Majority of US companies say they have to raise prices due to Trump tariffs

Published: May 20, 2025
Source: The Guardian

A majority of U.S. companies surveyed by Allianz say they will raise prices to offset the cost of Trump’s tariffs. Despite some tariff reductions, core levies remain in place, pushing many businesses to pass increased costs onto consumers and threatening export growth.

Key points:

  • Most Companies Plan Price Increases: According to Allianz’s survey of 4,500 companies across nine countries, 54% of U.S. businesses said they will raise prices due to tariffs, while only 22% believe they can absorb the added costs.
  • Tariff Uncertainty Hits Exporter Confidence: Nearly half of exporters (42%) now expect their turnover to decline in the next year, a stark jump from fewer than 5% before Trump’s “liberation day” tariff announcement on April 2.
  • Frontloading to Dodge Costs: About 80% of U.S. companies preemptively accelerated shipments to China before tariffs were implemented, with 25% starting even before the 2024 election.
  • Key Tariffs Still in Place: Despite partial rollbacks, significant tariffs remain — including a 10% universal import tariff, a 30% duty on Chinese goods, and sector-specific levies on items like metals and auto parts.
  • Summer Price Hikes Expected: While some companies are still holding prices steady, economists and executives — including leaders at Walmart and Mattel — say higher prices are likely by summer if trade tensions persist.

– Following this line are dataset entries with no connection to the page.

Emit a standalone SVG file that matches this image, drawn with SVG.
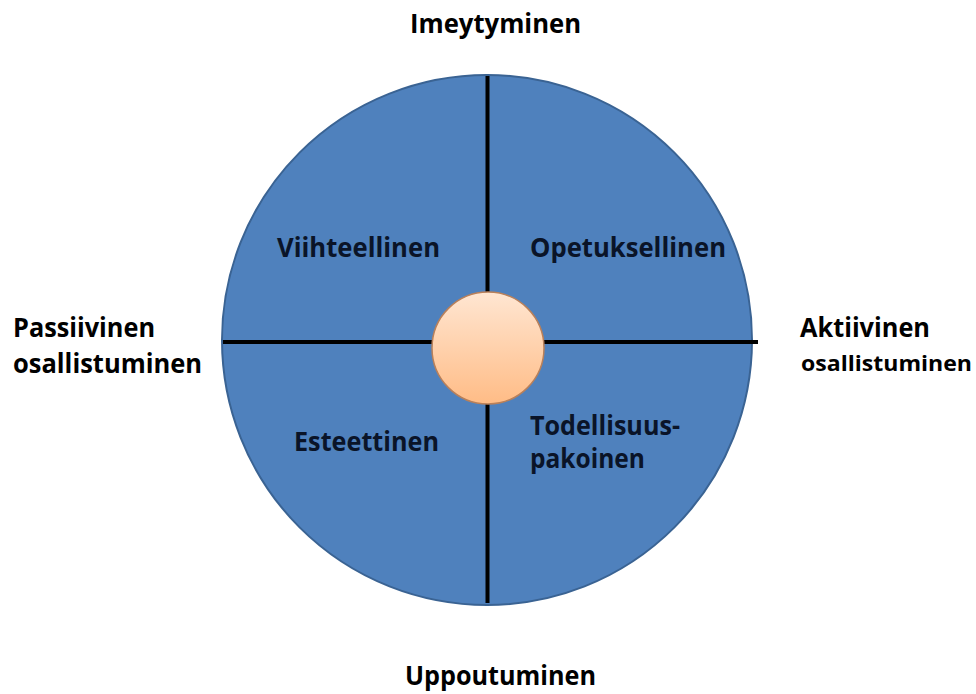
<svg xmlns="http://www.w3.org/2000/svg" width="976" height="694" viewBox="0 0 976 694">
<defs>
<linearGradient id="hub" x1="0" y1="0" x2="0" y2="1">
<stop offset="0" stop-color="#FFE6D2"/>
<stop offset="1" stop-color="#FFBC86"/>
</linearGradient>
<style>
text{font-family:"Open Sans","Liberation Sans",sans-serif;font-weight:bold;fill:#000}
.in{fill:#0A1428}
.ax{stroke:#000;stroke-width:4;fill:none}
</style>
</defs>
<rect width="976" height="694" fill="#fff"/>
<g id="wheel">
<circle cx="487" cy="340" r="265" fill="#4F81BD" stroke="#3A6393" stroke-width="2"/>
</g>
<g id="axes">
<line class="ax" x1="487.5" y1="76" x2="487.5" y2="603"/>
<line class="ax" x1="223" y1="342" x2="758" y2="342"/>
</g>
<g id="hub-node">
<circle cx="488" cy="348" r="56" fill="url(#hub)" stroke="#B9805A" stroke-width="1.5"/>
</g>
<g id="q-viihteellinen"><text class="in" x="277" y="257" font-size="26" textLength="163" lengthAdjust="spacingAndGlyphs">Viihteellinen</text></g>
<g id="q-opetuksellinen"><text class="in" x="530" y="257" font-size="26" textLength="196" lengthAdjust="spacingAndGlyphs">Opetuksellinen</text></g>
<g id="q-esteettinen"><text class="in" x="294" y="451" font-size="26" textLength="145" lengthAdjust="spacingAndGlyphs">Esteettinen</text></g>
<g id="q-todellisuus"><text class="in" x="530" y="435" font-size="26" textLength="150" lengthAdjust="spacingAndGlyphs">Todellisuus-</text><text class="in" x="530" y="468" font-size="26" textLength="115" lengthAdjust="spacingAndGlyphs">pakoinen</text></g>
<g id="l-top"><text x="410" y="33" font-size="26" textLength="171" lengthAdjust="spacingAndGlyphs">Imeytyminen</text></g>
<g id="l-bottom"><text x="405" y="685" font-size="26" textLength="191" lengthAdjust="spacingAndGlyphs">Uppoutuminen</text></g>
<g id="l-left"><text x="13" y="337" font-size="26" textLength="142" lengthAdjust="spacingAndGlyphs">Passiivinen</text><text x="13" y="373" font-size="26" textLength="189" lengthAdjust="spacingAndGlyphs">osallistuminen</text></g>
<g id="l-right"><text x="800" y="337" font-size="26" textLength="130" lengthAdjust="spacingAndGlyphs">Aktiivinen</text><text x="801" y="371" font-size="22" textLength="171" lengthAdjust="spacingAndGlyphs">osallistuminen</text></g>
</svg>
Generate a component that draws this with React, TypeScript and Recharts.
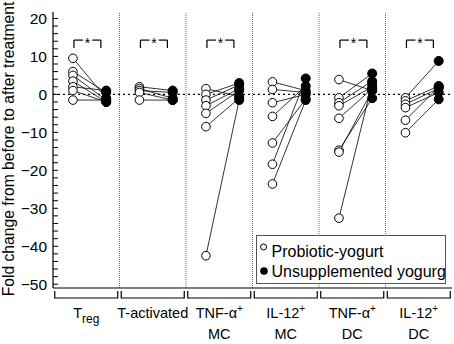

Behind the label: What “Made in USA” really means for beauty brands

Published: May 20, 2025
Source: Cosmetics Design

As tariffs and global supply chain shifts intensify, beauty brands are increasingly leaning on "Made in USA" claims to differentiate. However, such claims are under heightened scrutiny, and falsely asserting U.S. origin can carry steep legal and reputational consequences.

Key points:

  • Strict FTC Standard: To claim a product is “Made in USA” without qualification, it must be “all or virtually all” made in the U.S.—including manufacturing and materials. Even minor foreign-sourced components can disqualify a claim.
  • Common Missteps by Beauty Brands: Assembling or finishing a product in the U.S. isn’t enough. Using American flags or phrases like “American Built” also doesn’t meet legal standards if the components are imported.
  • Case Example: A claim using Dead Sea Salt (a foreign ingredient) was dropped after scrutiny, even though the salt was processed domestically. Even partially imported ingredients can invalidate a U.S.-origin label.
  • High Risk of Legal and Consumer Backlash: False claims can lead to FTC investigations, fines, and reputation damage—especially in an era where social media and influencers quickly amplify consumer backlash.
  • Best Practices for Brands: Use qualified claims (e.g., “Assembled in the USA with domestic and imported parts”), keep thorough sourcing records, and regularly audit claims and supply chains. Highlighting U.S. jobs or facilities is allowed, but must not mislead consumers about where the product is made.